Mechanistic Interpretability and Sparse Autoencoders

Mechanistic interpretability aims to elucidate model behavior by analyzing low-level primitives. Transformers, widely adopted for sequence modeling, consist of attention layers and involved operations such as query-key interactions. Traditional approaches identify active features by observing exemplars with high activations, but manual inspection yields subjective interpretations. Sparse Autoencoders (SAEs), by decomposing hidden states into feature vectors, have facilitated the discovery of circuits underlying specific model traits [bricken2023monosemanticity].

Figure 1: Given an attention layer in a transformer LLM (left), the task is to express each output feature as an explicit function of input features (center), described globally in terms of formal rules (right).

Rule-based Framework for Attention Layers

The paper proposes rule types—skip-gram, absence, and counting rules—to describe attention layer computations. Skip-gram rules (e.g., "[Canadian city] … speaks → English") promote output tokens based on token patterns, while absence rules (e.g., "[Montreal] … speaks ⊬ English") suppress expected tokens. Counting rules trigger outputs only when specific counts of inputs are met. The extraction of such rules replaces exemplar-based subjective interpretations with symbolic and human-readable descriptions.

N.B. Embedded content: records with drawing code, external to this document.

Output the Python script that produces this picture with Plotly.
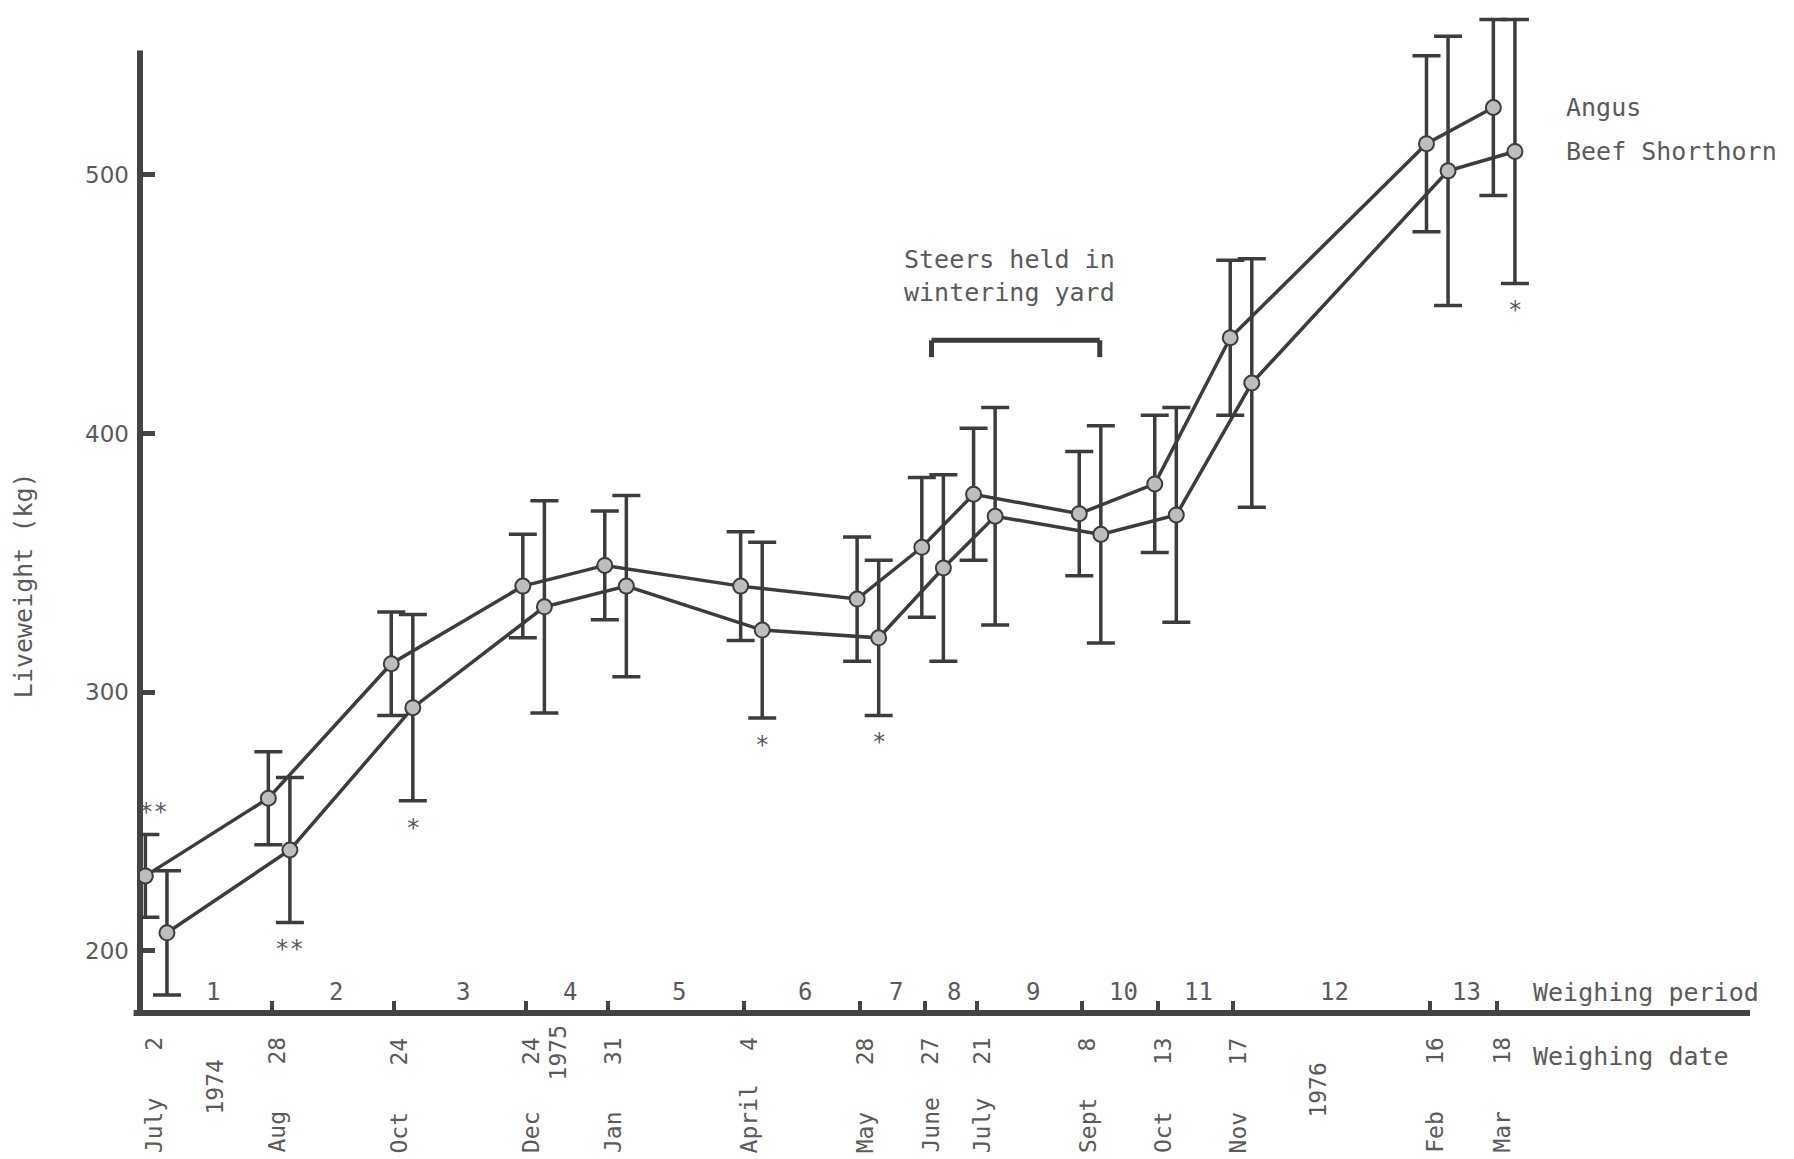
import pandas as pd
import plotly.graph_objects as go

# ---- data -----------------------------------------------------------------
# Weighing dates and the text printed under each tick
weigh_dates = ["1974-07-02", "1974-08-28", "1974-10-24", "1974-12-24", "1975-01-31",
               "1975-04-04", "1975-05-28", "1975-06-27", "1975-07-21", "1975-09-08",
               "1975-10-13", "1975-11-17", "1976-02-16", "1976-03-18"]
date_day_labels = ["2", "28", "24", "24", "31", "4", "28", "27", "21", "8", "13", "17", "16", "18"]
date_month_labels = ["July", "Aug", "Oct", "Dec", "Jan", "April", "May", "June", "July",
                     "Sept", "Oct", "Nov", "Feb", "Mar"]
period_labels = ["1", "2", "3", "4", "5", "6", "7", "8", "9", "10", "11", "12", "13"]
year_labels = ["1974", "1975", "1976"]

# Mean liveweight (kg) with the spread drawn as error bars
angus_mean = [229, 259, 311, 341, 349, 341, 336, 356, 376.5, 369, 380.5, 437, 512, 526]
angus_sd = [16, 18, 20, 20, 21, 21, 24, 27, 25.5, 24, 26.5, 30, 34, 34]
shorthorn_mean = [207, 239, 294, 333, 341, 324, 321, 348, 368, 361, 368.5, 419.5, 501.5, 509]
shorthorn_sd = [24, 28, 36, 41, 35, 34, 30, 36, 42, 42, 41.5, 48, 52, 51]

# Significance of the breed difference at each weighing
significance = ["**", "**", "*", "", "", "*", "*", "", "", "", "", "", "", "*"]

y_ticks = [200, 300, 400, 500]

# ---- layout constants -----------------------------------------------------
W, H = 1794, 1159
M_L, M_R, M_T, M_B = 140, 44, 4, 146
Y_RANGE = [176, 566]
Y_AXIS_TOP = 548

INK = "#3c3c3c"
AXIS = "#444444"
TEXT = "#5a5a5a"
MONO = "DejaVu Sans Mono, monospace"

base = pd.Timestamp(weigh_dates[0])
dates = pd.to_datetime(weigh_dates)
x_range = [base - pd.Timedelta(days=4.0), base + pd.Timedelta(days=742.5)]

# the two breeds are drawn side by side around each weighing date
angus_x = dates + pd.Timedelta(days=-1.5)
shorthorn_x = dates + pd.Timedelta(days=8.5)

# positions for the period numbers: halfway between consecutive weighings
period_x = [dates[i] + (dates[i + 1] - dates[i]) / 2 for i in range(len(dates) - 1)]
year_label_x = [pd.Timestamp("1974-08-02"), pd.Timestamp("1975-01-08"), pd.Timestamp("1975-12-26")]
year_label_drop = [74, 40, 77]

marker_style = dict(size=15, color="#bdbdbd", line=dict(color=INK, width=2))

fig = go.Figure()
for name, xs, ys, err in [("Angus", angus_x, angus_mean, angus_sd),
                          ("Beef Shorthorn", shorthorn_x, shorthorn_mean, shorthorn_sd)]:
    fig.add_trace(go.Scatter(
        x=xs, y=ys, name=name, mode="lines+markers",
        line=dict(color=INK, width=3.5),
        marker=marker_style,
        error_y=dict(type="data", array=err, visible=True, color=INK,
                     thickness=3.5, width=14),
        showlegend=False,
    ))

annotations = []

# weighing-date labels: day number near the axis, month name below
for d, day, mon in zip(dates, date_day_labels, date_month_labels):
    annotations.append(dict(x=d, xref="x", y=0, yref="paper", text=day, textangle=-90,
                            showarrow=False, yanchor="top", xanchor="center",
                            yshift=-22, xshift=5, font=dict(family=MONO, size=23, color=TEXT)))
    annotations.append(dict(x=d, xref="x", y=0, yref="paper", text=mon, textangle=-90,
                            showarrow=False, yanchor="bottom", xanchor="center",
                            yshift=-142, xshift=5, font=dict(family=MONO, size=23, color=TEXT)))

for yx, yl, drop in zip(year_label_x, year_labels, year_label_drop):
    annotations.append(dict(x=yx, xref="x", y=0, yref="paper", text=yl, textangle=-90,
                            showarrow=False, yanchor="middle", xanchor="center",
                            yshift=-drop, font=dict(family=MONO, size=23, color=TEXT)))

for px, pl in zip(period_x, period_labels):
    annotations.append(dict(x=px, xref="x", y=0, yref="paper", text=pl, showarrow=False,
                            yanchor="middle", xanchor="center", yshift=21, xshift=3,
                            font=dict(family=MONO, size=24, color=TEXT)))

annotations.append(dict(x=0.864, xref="paper", y=0, yref="paper", text="Weighing period",
                        showarrow=False, xanchor="left", yanchor="middle", yshift=21,
                        font=dict(family=MONO, size=25, color=TEXT)))
annotations.append(dict(x=0.864, xref="paper", y=0, yref="paper", text="Weighing date",
                        showarrow=False, xanchor="left", yanchor="middle", yshift=-43,
                        font=dict(family=MONO, size=25, color=TEXT)))

# series names beside the final weighing
annotations.append(dict(x=0.8845, xref="paper", y=angus_mean[-1], yref="y", text="Angus",
                        showarrow=False, xanchor="left", yanchor="middle",
                        font=dict(family=MONO, size=25, color=TEXT)))
annotations.append(dict(x=0.8845, xref="paper", y=shorthorn_mean[-1], yref="y",
                        text="Beef Shorthorn", showarrow=False, xanchor="left", yanchor="middle",
                        font=dict(family=MONO, size=25, color=TEXT)))

# y-axis title
annotations.append(dict(x=-0.0727, xref="paper", y=0.424, yref="paper",
                        text="Liveweight (kg)", textangle=-90, showarrow=False,
                        xanchor="center", yanchor="middle",
                        font=dict(family=MONO, size=25, color=TEXT)))

# wintering-yard note and bracket
yard_start = pd.Timestamp("1975-06-30")
yard_end = pd.Timestamp("1975-09-16")
annotations.append(dict(x=yard_start + (yard_end - yard_start) / 2 - pd.Timedelta(days=3),
                        xref="x", y=461, yref="y",
                        text="Steers held in<br>wintering yard", showarrow=False,
                        xanchor="center", yanchor="middle", align="left",
                        font=dict(family=MONO, size=25, color=TEXT)))

# significance stars
for i, s in enumerate(significance):
    if not s:
        continue
    if i == 0:
        annotations.append(dict(x=angus_x[i], xref="x", y=angus_mean[i] + angus_sd[i], yref="y",
                                text=s, showarrow=False, xanchor="center", yanchor="middle",
                                yshift=22, xshift=8,
                                font=dict(family=MONO, size=24, color=TEXT)))
    else:
        annotations.append(dict(x=shorthorn_x[i], xref="x",
                                y=shorthorn_mean[i] - shorthorn_sd[i], yref="y",
                                text=s, showarrow=False, xanchor="center", yanchor="middle",
                                yshift=-27,
                                font=dict(family=MONO, size=24, color=TEXT)))

shapes = [
    # axis lines
    dict(type="line", xref="paper", yref="paper", x0=-0.004, x1=1, y0=0, y1=0,
         line=dict(color=AXIS, width=6), layer="below"),
    dict(type="line", xref="paper", yref="y", x0=0, x1=0, y0=Y_RANGE[0], y1=Y_AXIS_TOP,
         line=dict(color=AXIS, width=6), layer="below"),
    # bracket for the wintering-yard period
    dict(type="line", xref="x", yref="y", x0=yard_start, x1=yard_end, y0=436, y1=436,
         line=dict(color=INK, width=5)),
    dict(type="line", xref="x", yref="y", x0=yard_start, x1=yard_start, y0=436, y1=429.5,
         line=dict(color=INK, width=5)),
    dict(type="line", xref="x", yref="y", x0=yard_end, x1=yard_end, y0=436, y1=429.5,
         line=dict(color=INK, width=5)),
]

fig.update_layout(
    width=W, height=H,
    margin=dict(l=M_L, r=M_R, t=M_T, b=M_B, pad=0),
    paper_bgcolor="white", plot_bgcolor="white",
    showlegend=False,
    annotations=annotations,
    shapes=shapes,
    xaxis=dict(type="date", range=x_range, showgrid=False, zeroline=False, showline=False,
               tickmode="array", tickvals=list(dates[1:]), ticks="inside", ticklen=12,
               tickwidth=4, tickcolor=AXIS, showticklabels=False),
    yaxis=dict(range=Y_RANGE, showgrid=False, zeroline=False, showline=False,
               tickmode="array", tickvals=y_ticks, ticktext=[str(v) for v in y_ticks],
               ticks="inside", ticklen=15, tickwidth=5, tickcolor=AXIS,
               ticklabelstandoff=10,
               tickfont=dict(family="DejaVu Sans, sans-serif", size=23, color=TEXT)),
)

fig.write_html("out.html")
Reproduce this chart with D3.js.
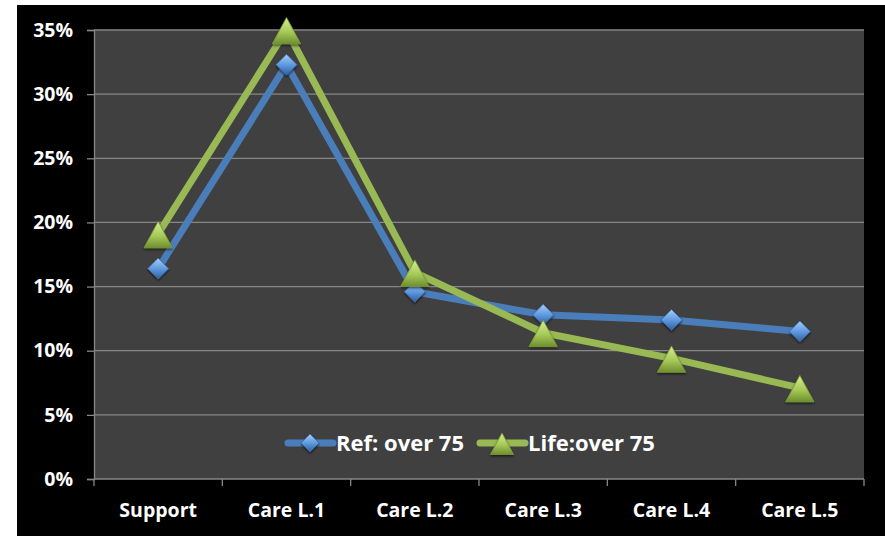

Figure 2: Attention rules can take different forms based on input feature interactions, leading to skip-gram rules (left), absence rules (center), and counting rules (right).

Extraction Methodology and Application to GPT-2 Small

The authors develop a procedural pipeline to extract these symbolic rules automatically, applied to GPT-2 small—a prominent transformer model. Notably, skip-gram rules adequately describe early-layer attention features using concise patterns, while intricate interactions in later layers necessitate more complex rules like distractor suppression and counting operations.

Figure 3: Average precision and recall metrics in predicting feature activations based on extracted rules.

Implications and Future Directions

Rule-based descriptions facilitate a deeper understanding of model behavior, bridging the gap between model stimuli and decisions. Although primitive rules provide a good approximate model for early layers, the complexity in higher layers suggests a need for more sophisticated analyses. Future work could extend this framework to integrate rule-based analysis with more advanced feature decompositions, improving our grasp of model computations across all layers.

Figure 4: Prevalence of inputs with distractor keys, showing how absence rules occur and affect output feature activations.

Counting Rules and Intricate Feature Interactions

The paper explores the ability of attention heads to implement counting rules, where the activation depends on the frequency of specific input features. Such patterns are observed in the first layer of GPT-2 small, showcasing the head's capability of complex arithmetic operations such as balancing parentheses—a testament to the richness of attention mechanisms in capturing hierarchical sequence patterns [yao2021self].

Figure 5: Sequences that activate an attention feature from head 10 in layer 0 in GPT-2 small indicate a counting rule.

Conclusion

The research outlines a paradigm shift in understanding transformer models by formalizing attention features as rule-based entities. It paves the way for enhancing mechanistic interpretability and developing interpretable models. Addressing challenges in processing higher-layer complexities will be key to advancing this approach further into comprehensive LLM understanding.

This work lays foundational groundwork for forthcoming research, potentially leading to breakthroughs in explaining neural network behavior in transparent and human-interpretable terms.